In an effort to raise everyone’s eyebrow, the Russian president even explained that one of the instruments was worth $12m - a rare and unique instrument indeed. But $12m out of $2bn would still mean he’d need an awful lot of shipping containers to bring the rest of the instruments to the motherland Russia, and it certainly doesn’t explain where they came from or exactly which lucky students will be playing them all.
Philanthropy aside, the president went on to describe who he now believed was ‘John Doe’ - the missing link or source of the leaks. Goldman Sachs, the New York-based investment bank. Why? Well that’s not important - or at least not given, but his evidence is that Goldman Sachs is a part owner of the media group that owns the Süddeutsche Zeitung - the German newspaper that was first given the leaks.

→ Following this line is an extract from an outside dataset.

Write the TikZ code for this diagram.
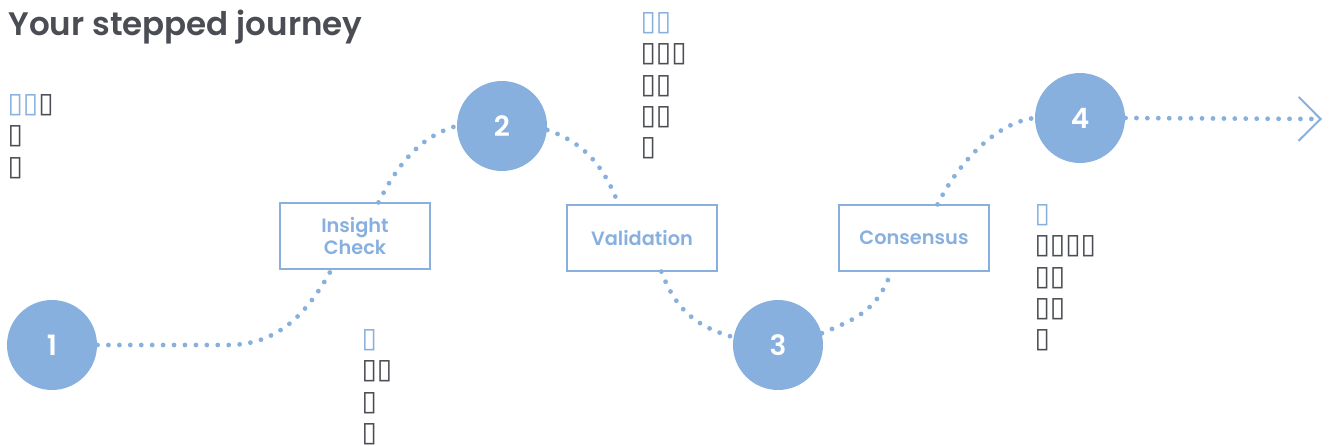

The Kremlin has since issued an apology to Süddeutsche over Putin’s erroneous remarks, however the incident once again highlights how conspiracy theories are making the rounds.
Case closed?
Meanwhile, back in the US, the Brookings Institute has been cooking up its own theories. Clifford G Gaddy, Senior Fellow at its Centre on the United States and Europe, thinks the John Doe is none other than the Russian president himself. According to Gaddy, Putin collated the documents via “the Russian Financial Monitoring Service (RFM).” RFM is Putin’s personal financial intelligence unit - he created it and it answers only to him. “It is … widely recognised as the most powerful such agency in the world, with a monopoly on information about money laundering, offshore centers, and related issues involving Russia or Russian nationals,” Gaddy wrote.
And, while the leaks implicated leaders and businessmen from most parts of the world, they were suspiciously quiet when it came to American offshore interests. Why? Because what’s not leaked is more important. It will be used to blackmail Americans and control the country, Gaddy exposes.
“You reveal secrets in order to destroy; conceal in order to control. Putin is not a destroyer. He’s a controller,” he wrote.
Ingenious indeed. After all it’s obviously so much easier to collate 11.5m documents than it is to use those old fashioned ploys like photo-shopping someone with a prostitute.